The following is a press release from University of North Carolina Asheville
UNC Asheville faculty members Agya Boakye-Boaten, Tiece Ruffin, and Landon Ward are leading a new initiative this summer to tackle the ever-widening opportunity and achievement gap between Black and white Asheville City and Buncombe County Public Schools’ students.
This year, the group, along with Colorful Pages Coalition and UNC Asheville student interns Demon Thomas (May 2022) and Morgan Thornton (December 2021), leads the STEM Fun-Packs 2021 initiative, distributing 294 learning kits to Asheville City Schools students and community-based learning youth. Each STEM Fun-Pack contains culturally relevant and engaging literacy and STEM (Science, Technology, Engineering, Math) books, activity guides, and materials. The grade-based materials include learning books spotlighting Black protagonists and examples of black excellence, plus hands-on activities that encourage parent and family participation.
This new STEM-based initiative, purchased and assembled with $25,000 in grant funding from the Dogwood Health Trust Racial Equity Community Grant, is modeled after a successful summer 2020 initiative led by the faculty trio and support from Colorful Pages Coalition and Read to Succeed.
“STEM Fun-Packs support Black students, families, and community-based leaders in complementing, strengthening, nurturing, and supporting reading and STEM skills,” says Ruffin, UNC Asheville’s interim director of Africana Studies and professor of education.
“This initiative practices practical equity with concrete tools that support student learning and affirm Black children and youth in Asheville.”Tiece Ruffin, UNC Asheville’s interim director of Africana Studies and professor of education
The STEM Fun-Packs will play a vital role in addressing the impact of historic school shutdowns caused by the COVID-19 pandemic, which took a disproportionate toll on Black, Hispanic, and Indigenous communities.
“Remote learning depended heavily on devices, access to the internet, WiFi, and other digital learning tools; however, these Fun-Packs are curated with an equity and inclusion lens,” explains Ruffin.
“Students and their families will benefit from tangible, non-returnable books, activities, and other learning tools for student, family, and community engagement. These Fun-Packs have long-term positive effects and can be shared and passed onto younger siblings, family members, and community friends.”
“Representation matters. By featuring Black leaders and showcasing Black excellence in STEM Fun-Pack materials, we are holding up a mirror to Black students and encouraging them to celebrate Black excellence, genius, and joy! These kits strive to promote a positive self-image for Black students to embrace their social identity as an asset, not a barrier.”

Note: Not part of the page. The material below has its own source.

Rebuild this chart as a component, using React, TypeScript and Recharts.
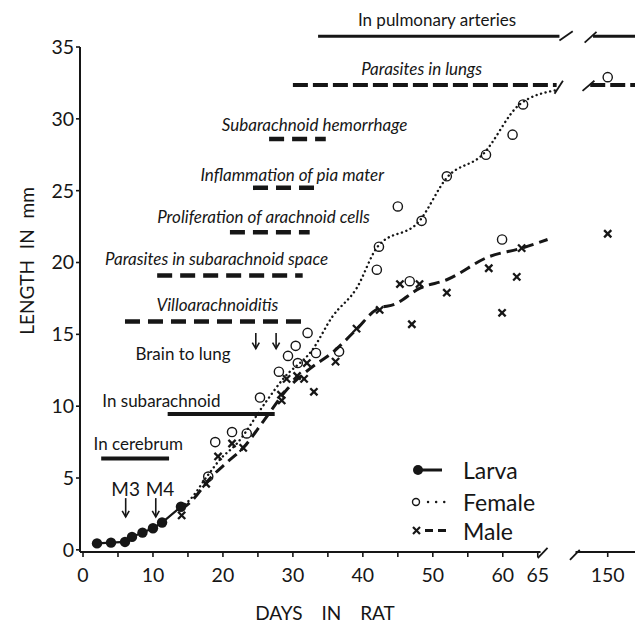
import React from 'react'
import { ComposedChart, Line, Scatter, XAxis, YAxis, ReferenceLine, ReferenceDot } from 'recharts'

// the 150-day sample sits past the axis break, drawn at x = 75
const BREAK_POS = 75
const pos = (d: number) => (d > 100 ? BREAK_POS : d)

const larvaDays = [2, 4, 6, 7, 8.5, 10, 11.3, 14]
const larvaLen = [0.45, 0.5, 0.55, 0.9, 1.2, 1.5, 1.9, 3.0]

const femaleDays = [17.9, 18.9, 21.3, 23.4, 25.3, 28.0, 29.3, 30.4, 30.7, 32.1, 33.3, 36.6, 42.0, 42.3, 45.0, 46.7, 48.4, 52.0, 57.6, 59.9, 61.4, 62.9, 150]
const femaleLen = [5.1, 7.5, 8.2, 8.1, 10.6, 12.4, 13.5, 14.2, 13.0, 15.1, 13.7, 13.8, 19.5, 21.1, 23.9, 18.7, 22.9, 26.0, 27.5, 21.6, 28.9, 31.0, 32.9]

const maleDays = [14.1, 17.6, 19.3, 21.3, 22.9, 28.3, 28.4, 29.1, 30.6, 31.6, 32.0, 33.0, 36.1, 39.1, 42.4, 45.3, 47.0, 48.1, 52.0, 58.0, 59.9, 62.0, 62.7, 150]
const maleLen = [2.4, 4.6, 6.5, 7.4, 7.1, 10.8, 10.4, 11.9, 12.1, 11.9, 13.0, 11.0, 13.1, 15.4, 16.7, 18.5, 15.7, 18.5, 17.9, 19.6, 16.5, 19.0, 21.0, 22.0]

// hand-drawn growth curves
const femaleCurveDays = [14, 15.3, 17.7, 19.6, 22, 26, 28.6, 32.9, 35.6, 39.1, 42.1, 48.1, 52, 57.1, 62.4, 67.7]
const femaleCurveLen = [3.0, 3.5, 5.1, 6.3, 7.4, 10.2, 11.9, 14.0, 16.2, 18.2, 21.1, 22.9, 25.9, 27.5, 31.0, 32.0]
const maleCurveDays = [14, 15.3, 18.4, 20.6, 22.9, 26, 29.3, 32.4, 35.7, 39.1, 42, 44.6, 48.1, 52, 58, 62.7, 66.4]
const maleCurveLen = [2.8, 3.3, 5.1, 6.1, 7.1, 9.1, 11.25, 12.6, 13.75, 15.35, 16.75, 17.1, 18.2, 18.8, 20.4, 21.0, 21.6]

// stages of migration (solid bars) and pathology (dashed bars)
const migrationNames = ['In pulmonary arteries', 'In subarachnoid', 'In cerebrum']
const migrationStart = [33.6, 12.1, 2.6]
const migrationEnd = [68.1, 27.4, 12.3]
const migrationLevel = [35.75, 9.45, 6.35]

const lesionNames = ['Parasites in lungs', 'Subarachnoid hemorrhage', 'Inflammation of pia mater', 'Proliferation of arachnoid cells', 'Parasites in subarachnoid space', 'Villoarachnoiditis']
const lesionStart = [30.0, 26.6, 24.3, 21.0, 10.6, 6.0]
const lesionEnd = [67.7, 34.7, 34.1, 32.4, 31.4, 31.4]
const lesionLevel = [32.35, 28.6, 25.2, 22.1, 19.1, 15.9]

const xTicks = [0, 5, 10, 15, 20, 25, 30, 35, 40, 45, 50, 55, 60, 65, BREAK_POS]
const yTicks = [0, 5, 10, 15, 20, 25, 30, 35]

const toPoints = (days: number[], lens: number[]) => days.map((d, i) => ({ x: pos(d), y: lens[i] }))

const INK = '#161616'
const FONT = 'Lato, "Open Sans", sans-serif'

// text placement in data units (day, mm)
const textSpots: { text: string; x: number; y: number; italic?: boolean; size: number }[] = [
  { text: migrationNames[0], x: 50.6, y: 36.9, size: 17 },
  { text: lesionNames[0], x: 48.4, y: 33.5, italic: true, size: 17 },
  { text: lesionNames[1], x: 33.1, y: 29.6, italic: true, size: 17 },
  { text: lesionNames[2], x: 29.9, y: 26.1, italic: true, size: 17 },
  { text: lesionNames[3], x: 25.8, y: 23.2, italic: true, size: 17 },
  { text: lesionNames[4], x: 19.1, y: 20.3, italic: true, size: 17 },
  { text: lesionNames[5], x: 19.2, y: 17.1, italic: true, size: 17 },
  { text: 'Brain to lung', x: 14.3, y: 13.7, size: 17 },
  { text: migrationNames[1], x: 11.2, y: 10.4, size: 17 },
  { text: migrationNames[2], x: 7.9, y: 7.4, size: 17 },
  { text: 'M3', x: 6.1, y: 4.3, size: 19 },
  { text: 'M4', x: 11.0, y: 4.3, size: 19 },
]

const arrowSpots = [
  { x: 6.1, top: 3.6, bottom: 2.3 },
  { x: 10.4, top: 3.6, bottom: 2.3 },
  { x: 24.7, top: 15.1, bottom: 14.0 },
  { x: 27.6, top: 15.1, bottom: 14.0 },
]

// little "//" marks where a line jumps from 65 to 150 days
const slashes = [
  [{ x: 65.0, y: -0.57 }, { x: 66.4, y: 0.13 }],
  [{ x: 69.6, y: -0.7 }, { x: 71.0, y: 0.0 }],
  [{ x: 68.1, y: 35.45 }, { x: 70.0, y: 36.1 }],
  [{ x: 71.7, y: 35.3 }, { x: 73.4, y: 36.05 }],
  [{ x: 67.4, y: 31.75 }, { x: 68.6, y: 32.65 }],
  [{ x: 71.4, y: 31.95 }, { x: 73.1, y: 32.65 }],
]

const textLabel = (text: string, italic: boolean, size: number) => (props: any) => {
  const vb = props.viewBox || { x: 0, y: 0, width: 0, height: 0 }
  return (
    <text
      x={vb.x + (vb.width || 0) / 2}
      y={vb.y + (vb.height || 0) / 2}
      textAnchor="middle"
      dominantBaseline="central"
      fontFamily={FONT}
      fontStyle={italic ? 'italic' : 'normal'}
      fontSize={size}
      fill={INK}
    >
      {text}
    </text>
  )
}

const Arrow = (p: any) => {
  const x = p.x1
  const top = Math.min(p.y1, p.y2)
  const bottom = Math.max(p.y1, p.y2)
  return (
    <g stroke={INK} strokeWidth={1.6} fill="none">
      <line x1={x} y1={top} x2={x} y2={bottom} />
      <path d={`M${x - 3.5},${bottom - 6} L${x},${bottom} L${x + 3.5},${bottom - 6}`} />
    </g>
  )
}

const OpenCircle = (p: any) => <circle cx={p.cx} cy={p.cy} r={4.6} fill="none" stroke={INK} strokeWidth={1.4} />
const FilledCircle = (p: any) => <circle cx={p.cx} cy={p.cy} r={5.2} fill={INK} />
const Cross = (p: any) => {
  const s = 3.6
  return (
    <g stroke={INK} strokeWidth={2.3}>
      <line x1={p.cx - s} y1={p.cy - s} x2={p.cx + s} y2={p.cy + s} />
      <line x1={p.cx - s} y1={p.cy + s} x2={p.cx + s} y2={p.cy - s} />
    </g>
  )
}

const fmtX = (v: number) => (v === BREAK_POS ? '150' : v % 10 === 0 || v === 65 ? String(v) : '')

export default function App() {
  return (
    <div style={{ position: 'absolute', left: 0, top: 0, width: 635, height: 622, background: '#fff' }}>
      <ComposedChart width={635} height={622} margin={{ top: 47, right: 0, bottom: 0, left: 0 }}>
        <XAxis
          type="number"
          dataKey="x"
          domain={[-0.43, 78.9]}
          allowDataOverflow
          ticks={xTicks}
          interval={0}
          tickFormatter={fmtX}
          height={70}
          axisLine={false}
          tickLine={{ stroke: INK, strokeWidth: 1.6 }}
          tickSize={5}
          tickMargin={11}
          tick={{ fontFamily: FONT, fontSize: 19.5, fill: INK }}
        />
        <YAxis
          type="number"
          dataKey="y"
          domain={[-0.15, 35]}
          allowDataOverflow
          ticks={yTicks}
          interval={0}
          width={80}
          axisLine={{ stroke: INK, strokeWidth: 2 }}
          tickLine={{ stroke: INK, strokeWidth: 1.6 }}
          tickSize={4}
          tickMargin={2}
          tick={{ fontFamily: FONT, fontSize: 19.5, fill: INK }}
        />

        {/* broken x axis */}
        <ReferenceLine segment={[{ x: -0.43, y: -0.15 }, { x: 65.4, y: -0.15 }]} stroke={INK} strokeWidth={2} ifOverflow="visible" />
        <ReferenceLine segment={[{ x: 70.4, y: -0.15 }, { x: 78.9, y: -0.15 }]} stroke={INK} strokeWidth={2} ifOverflow="visible" />

        {migrationNames.map((n, i) => (
          <ReferenceLine
            key={n}
            segment={[{ x: migrationStart[i], y: migrationLevel[i] }, { x: migrationEnd[i], y: migrationLevel[i] }]}
            stroke={INK}
            strokeWidth={i === 0 ? 3 : 4}
            ifOverflow="visible"
          />
        ))}
        <ReferenceLine segment={[{ x: 72.9, y: migrationLevel[0] }, { x: 78.9, y: migrationLevel[0] }]} stroke={INK} strokeWidth={3} ifOverflow="visible" />

        {lesionNames.map((n, i) => (
          <ReferenceLine
            key={n}
            segment={[{ x: lesionStart[i], y: lesionLevel[i] }, { x: lesionEnd[i], y: lesionLevel[i] }]}
            stroke={INK}
            strokeWidth={i === 0 ? 4 : 4.5}
            strokeDasharray={i === 0 ? '15 5' : '15 8'}
            ifOverflow="visible"
          />
        ))}
        <ReferenceLine segment={[{ x: 72.5, y: lesionLevel[0] }, { x: 78.9, y: lesionLevel[0] }]} stroke={INK} strokeWidth={4} strokeDasharray="15 5" ifOverflow="visible" />

        {slashes.map((s, i) => (
          <ReferenceLine key={'s' + i} segment={s} stroke={INK} strokeWidth={1.8} ifOverflow="visible" />
        ))}

        {arrowSpots.map((a, i) => (
          <ReferenceLine
            key={'a' + i}
            segment={[{ x: a.x, y: a.top }, { x: a.x, y: a.bottom }]}
            ifOverflow="visible"
            shape={Arrow}
          />
        ))}

        {textSpots.map((t) => (
          <ReferenceDot
            key={t.text}
            x={t.x}
            y={t.y}
            r={0}
            stroke="none"
            fill="none"
            ifOverflow="visible"
            label={textLabel(t.text, !!t.italic, t.size)}
          />
        ))}

        <Line data={toPoints(larvaDays, larvaLen)} dataKey="y" type="linear" stroke={INK} strokeWidth={2.2} dot={false} isAnimationActive={false} />
        <Line
          data={toPoints(femaleCurveDays, femaleCurveLen)}
          dataKey="y"
          type="monotone"
          stroke={INK}
          strokeWidth={2.4}
          strokeDasharray="0.1 4.6"
          strokeLinecap="round"
          dot={false}
          isAnimationActive={false}
        />
        <Line
          data={toPoints(maleCurveDays, maleCurveLen)}
          dataKey="y"
          type="monotone"
          stroke={INK}
          strokeWidth={3}
          strokeDasharray="11 6"
          dot={false}
          isAnimationActive={false}
        />

        <Scatter data={toPoints(larvaDays, larvaLen)} dataKey="y" shape={FilledCircle} isAnimationActive={false} />
        <Scatter data={toPoints(femaleDays, femaleLen)} dataKey="y" shape={OpenCircle} isAnimationActive={false} />
        <Scatter data={toPoints(maleDays, maleLen)} dataKey="y" shape={Cross} isAnimationActive={false} />
      </ComposedChart>

      {/* legend and axis titles */}
      <svg width={635} height={622} style={{ position: 'absolute', left: 0, top: 0, pointerEvents: 'none' }}>
        <text x={26} y={261} transform="rotate(-90 26 261)" textAnchor="middle" dominantBaseline="central" fontFamily={FONT} fontSize={19} wordSpacing={6} fill={INK}>
          LENGTH IN mm
        </text>
        <text x={325} y={612} textAnchor="middle" dominantBaseline="central" fontFamily={FONT} fontSize={19} wordSpacing={14} fill={INK}>
          DAYS IN RAT
        </text>

        <circle cx={418} cy={470} r={5} fill={INK} />
        <line x1={418} y1={470} x2={442} y2={470} stroke={INK} strokeWidth={3} />
        <text x={463} y={470} dominantBaseline="central" fontFamily={FONT} fontSize={23} fill={INK}>Larva</text>

        <circle cx={416} cy={502} r={3.5} fill="none" stroke={INK} strokeWidth={1.4} />
        <line x1={428} y1={502} x2={448} y2={502} stroke={INK} strokeWidth={2.4} strokeDasharray="0.1 8" strokeLinecap="round" />
        <text x={463} y={502} dominantBaseline="central" fontFamily={FONT} fontSize={23} fill={INK}>Female</text>

        <g stroke={INK} strokeWidth={2.2}>
          <line x1={413} y1={527} x2={420} y2={534} />
          <line x1={413} y1={534} x2={420} y2={527} />
        </g>
        <line x1={425} y1={530.5} x2={448} y2={530.5} stroke={INK} strokeWidth={3} strokeDasharray="8 5" />
        <text x={463} y={531} dominantBaseline="central" fontFamily={FONT} fontSize={23} fill={INK}>Male</text>
      </svg>
    </div>
  )
}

An exciting addition to each 2021 STEM Fun-Pack is a hands-on activity curated with age in mind by UNC Asheville Lecturer of Environmental Studies Landon Ward and student intern Morgan Thornton.

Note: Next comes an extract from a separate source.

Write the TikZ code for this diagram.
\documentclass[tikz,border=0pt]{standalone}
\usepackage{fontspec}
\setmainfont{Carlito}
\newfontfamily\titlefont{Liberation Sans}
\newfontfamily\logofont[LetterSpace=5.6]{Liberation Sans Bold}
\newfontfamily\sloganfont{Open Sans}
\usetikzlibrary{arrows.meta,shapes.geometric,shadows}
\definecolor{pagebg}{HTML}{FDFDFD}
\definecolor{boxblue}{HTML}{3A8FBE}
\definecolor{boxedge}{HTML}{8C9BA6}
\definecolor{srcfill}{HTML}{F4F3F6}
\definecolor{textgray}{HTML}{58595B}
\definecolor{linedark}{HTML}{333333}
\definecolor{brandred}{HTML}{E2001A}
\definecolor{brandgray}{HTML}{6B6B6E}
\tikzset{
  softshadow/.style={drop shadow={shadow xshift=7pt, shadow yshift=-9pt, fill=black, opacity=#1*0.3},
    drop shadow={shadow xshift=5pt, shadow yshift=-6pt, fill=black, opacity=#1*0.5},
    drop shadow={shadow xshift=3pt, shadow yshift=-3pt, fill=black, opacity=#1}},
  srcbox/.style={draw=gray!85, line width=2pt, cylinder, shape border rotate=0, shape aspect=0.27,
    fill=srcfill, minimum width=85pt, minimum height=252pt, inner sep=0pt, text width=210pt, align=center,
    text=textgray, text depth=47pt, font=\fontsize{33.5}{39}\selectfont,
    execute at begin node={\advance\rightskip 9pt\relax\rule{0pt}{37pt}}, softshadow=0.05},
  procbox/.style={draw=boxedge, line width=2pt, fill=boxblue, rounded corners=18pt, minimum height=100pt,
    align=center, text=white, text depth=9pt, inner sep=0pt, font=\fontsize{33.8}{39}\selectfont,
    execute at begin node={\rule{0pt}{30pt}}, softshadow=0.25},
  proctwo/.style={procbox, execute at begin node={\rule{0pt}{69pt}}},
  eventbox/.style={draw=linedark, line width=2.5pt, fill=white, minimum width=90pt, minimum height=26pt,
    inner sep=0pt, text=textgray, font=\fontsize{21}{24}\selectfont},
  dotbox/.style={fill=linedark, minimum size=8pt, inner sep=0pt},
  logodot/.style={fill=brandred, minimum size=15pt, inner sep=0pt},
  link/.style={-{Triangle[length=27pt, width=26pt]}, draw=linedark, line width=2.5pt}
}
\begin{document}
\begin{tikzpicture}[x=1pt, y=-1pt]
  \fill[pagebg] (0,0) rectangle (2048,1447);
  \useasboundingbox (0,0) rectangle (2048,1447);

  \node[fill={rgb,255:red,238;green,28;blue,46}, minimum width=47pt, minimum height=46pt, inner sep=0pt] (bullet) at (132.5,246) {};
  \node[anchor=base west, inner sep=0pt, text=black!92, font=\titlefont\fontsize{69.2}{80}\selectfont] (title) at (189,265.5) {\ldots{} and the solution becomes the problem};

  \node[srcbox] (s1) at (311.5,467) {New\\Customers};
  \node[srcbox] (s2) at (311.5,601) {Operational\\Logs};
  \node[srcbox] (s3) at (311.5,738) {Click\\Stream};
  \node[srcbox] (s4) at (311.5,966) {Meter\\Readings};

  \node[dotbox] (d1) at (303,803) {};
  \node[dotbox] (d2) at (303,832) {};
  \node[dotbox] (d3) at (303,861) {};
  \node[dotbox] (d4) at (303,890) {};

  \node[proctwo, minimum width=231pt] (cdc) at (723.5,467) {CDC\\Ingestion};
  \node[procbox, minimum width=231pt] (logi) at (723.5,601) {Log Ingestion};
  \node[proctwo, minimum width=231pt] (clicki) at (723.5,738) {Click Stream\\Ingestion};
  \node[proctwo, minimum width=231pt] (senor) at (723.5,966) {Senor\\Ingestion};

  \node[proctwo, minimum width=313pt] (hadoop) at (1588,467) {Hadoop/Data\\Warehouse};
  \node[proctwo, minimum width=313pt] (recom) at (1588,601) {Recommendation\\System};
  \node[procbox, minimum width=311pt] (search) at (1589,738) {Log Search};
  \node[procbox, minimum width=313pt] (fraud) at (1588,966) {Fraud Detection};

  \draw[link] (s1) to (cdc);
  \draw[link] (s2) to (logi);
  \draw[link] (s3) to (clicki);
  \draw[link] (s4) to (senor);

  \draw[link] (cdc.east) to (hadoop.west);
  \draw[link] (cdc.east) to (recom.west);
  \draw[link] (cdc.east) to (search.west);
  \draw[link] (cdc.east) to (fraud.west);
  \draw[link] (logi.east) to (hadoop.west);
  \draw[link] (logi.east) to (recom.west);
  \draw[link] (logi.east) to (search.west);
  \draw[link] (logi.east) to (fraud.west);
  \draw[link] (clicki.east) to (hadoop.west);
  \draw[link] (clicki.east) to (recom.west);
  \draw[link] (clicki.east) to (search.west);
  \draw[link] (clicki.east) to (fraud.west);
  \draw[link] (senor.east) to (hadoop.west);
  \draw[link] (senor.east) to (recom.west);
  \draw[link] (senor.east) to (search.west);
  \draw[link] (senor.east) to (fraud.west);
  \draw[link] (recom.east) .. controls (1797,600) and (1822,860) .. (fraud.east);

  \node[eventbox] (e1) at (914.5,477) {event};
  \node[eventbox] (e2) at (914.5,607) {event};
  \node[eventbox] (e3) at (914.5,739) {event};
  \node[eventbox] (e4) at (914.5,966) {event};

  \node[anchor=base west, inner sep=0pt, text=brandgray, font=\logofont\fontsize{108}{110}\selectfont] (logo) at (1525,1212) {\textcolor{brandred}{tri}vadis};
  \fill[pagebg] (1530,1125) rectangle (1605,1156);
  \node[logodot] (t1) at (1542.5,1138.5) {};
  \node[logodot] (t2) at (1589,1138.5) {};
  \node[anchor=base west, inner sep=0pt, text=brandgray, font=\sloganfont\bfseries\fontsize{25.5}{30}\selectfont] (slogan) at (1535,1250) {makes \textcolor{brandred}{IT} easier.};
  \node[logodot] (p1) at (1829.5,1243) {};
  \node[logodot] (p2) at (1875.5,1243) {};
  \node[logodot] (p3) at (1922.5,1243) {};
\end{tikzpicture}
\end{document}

“The STEM Fun-Packs give multicultural students more access to learn about science in fun and culturally relevant ways,” says Ward. “Children are instinctually curious, and these Fun-Packs allow students from Black communities more equitable access to the wonders of the world. This access will hopefully counteract some of the systemic inequity in access to scientific literacy and choice of science courses in future educational endeavors.”
The 2020 program, featured in this UNC Asheville story, delivered educational literacy kits to 176 students from pre-K to 9th grades at four Asheville City Schools (ACS) distribution sites: Hillcrest, Klondyke, Pisgah View Homes, and the ACS Family Resource Center. Each kit included age-appropriate books written by award-winning Black authors, plus activity books and worksheets.

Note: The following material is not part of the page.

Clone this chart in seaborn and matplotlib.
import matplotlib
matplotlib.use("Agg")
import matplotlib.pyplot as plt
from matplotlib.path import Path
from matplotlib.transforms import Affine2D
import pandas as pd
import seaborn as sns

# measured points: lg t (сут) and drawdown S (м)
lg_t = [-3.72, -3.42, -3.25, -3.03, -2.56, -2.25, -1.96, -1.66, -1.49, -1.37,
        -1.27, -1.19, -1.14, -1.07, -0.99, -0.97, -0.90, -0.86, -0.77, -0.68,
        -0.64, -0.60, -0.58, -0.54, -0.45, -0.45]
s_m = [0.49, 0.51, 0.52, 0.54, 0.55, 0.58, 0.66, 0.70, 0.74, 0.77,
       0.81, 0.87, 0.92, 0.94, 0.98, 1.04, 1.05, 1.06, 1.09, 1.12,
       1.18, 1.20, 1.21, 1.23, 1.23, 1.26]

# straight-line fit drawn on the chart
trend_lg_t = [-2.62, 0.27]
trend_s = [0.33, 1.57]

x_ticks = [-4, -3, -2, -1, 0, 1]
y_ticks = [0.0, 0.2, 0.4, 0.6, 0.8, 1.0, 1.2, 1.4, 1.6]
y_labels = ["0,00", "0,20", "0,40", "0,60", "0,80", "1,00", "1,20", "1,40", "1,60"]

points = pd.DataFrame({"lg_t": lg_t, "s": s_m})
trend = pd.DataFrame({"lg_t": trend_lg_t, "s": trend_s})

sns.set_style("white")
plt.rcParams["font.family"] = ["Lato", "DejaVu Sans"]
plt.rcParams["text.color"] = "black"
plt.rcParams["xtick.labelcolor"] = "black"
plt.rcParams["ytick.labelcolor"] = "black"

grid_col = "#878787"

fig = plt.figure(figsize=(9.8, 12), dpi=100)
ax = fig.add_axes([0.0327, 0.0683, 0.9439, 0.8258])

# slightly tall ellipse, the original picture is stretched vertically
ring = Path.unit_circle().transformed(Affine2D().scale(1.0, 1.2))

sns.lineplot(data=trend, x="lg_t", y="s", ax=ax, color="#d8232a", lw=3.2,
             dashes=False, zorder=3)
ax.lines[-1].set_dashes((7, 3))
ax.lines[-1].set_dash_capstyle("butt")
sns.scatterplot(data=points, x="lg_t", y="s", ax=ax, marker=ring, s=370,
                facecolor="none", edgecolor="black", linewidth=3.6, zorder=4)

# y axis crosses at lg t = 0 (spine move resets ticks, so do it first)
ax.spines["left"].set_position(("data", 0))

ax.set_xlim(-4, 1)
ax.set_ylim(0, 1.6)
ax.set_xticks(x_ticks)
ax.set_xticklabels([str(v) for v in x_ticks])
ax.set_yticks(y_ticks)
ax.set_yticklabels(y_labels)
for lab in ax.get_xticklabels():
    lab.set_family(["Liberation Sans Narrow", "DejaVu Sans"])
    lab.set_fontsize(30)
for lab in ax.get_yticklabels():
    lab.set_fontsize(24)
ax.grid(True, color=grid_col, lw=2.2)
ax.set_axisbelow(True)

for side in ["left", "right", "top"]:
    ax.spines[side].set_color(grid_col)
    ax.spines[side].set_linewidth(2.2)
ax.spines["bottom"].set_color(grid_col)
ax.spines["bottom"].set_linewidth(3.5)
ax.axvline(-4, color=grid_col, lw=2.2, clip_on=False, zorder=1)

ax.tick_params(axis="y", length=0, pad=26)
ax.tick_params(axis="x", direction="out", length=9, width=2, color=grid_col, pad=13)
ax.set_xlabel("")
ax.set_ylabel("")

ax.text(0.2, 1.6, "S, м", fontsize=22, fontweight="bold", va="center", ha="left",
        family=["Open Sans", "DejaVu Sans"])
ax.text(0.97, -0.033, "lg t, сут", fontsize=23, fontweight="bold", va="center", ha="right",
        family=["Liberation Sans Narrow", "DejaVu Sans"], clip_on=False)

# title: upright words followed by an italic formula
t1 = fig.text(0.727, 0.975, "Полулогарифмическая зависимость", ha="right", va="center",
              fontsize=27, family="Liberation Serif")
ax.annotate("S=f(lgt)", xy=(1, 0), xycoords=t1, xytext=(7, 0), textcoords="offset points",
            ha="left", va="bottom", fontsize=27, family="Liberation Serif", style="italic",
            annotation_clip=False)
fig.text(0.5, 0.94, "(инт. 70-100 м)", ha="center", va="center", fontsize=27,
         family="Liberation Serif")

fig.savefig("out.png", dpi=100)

This year’s 2021 initiative is greater in scope than the 2020 program. It will reach a larger number of Asheville City Schools students and families by increasing its outreach and partnering with seven community-based learning centers, including Christine Avery Learning Center, Delta House Life Development, Edington Center, My Daddy Taught Me That, Pisgah View Community – Marvelous Math Club, Umoja, and Youth Transformed for Life.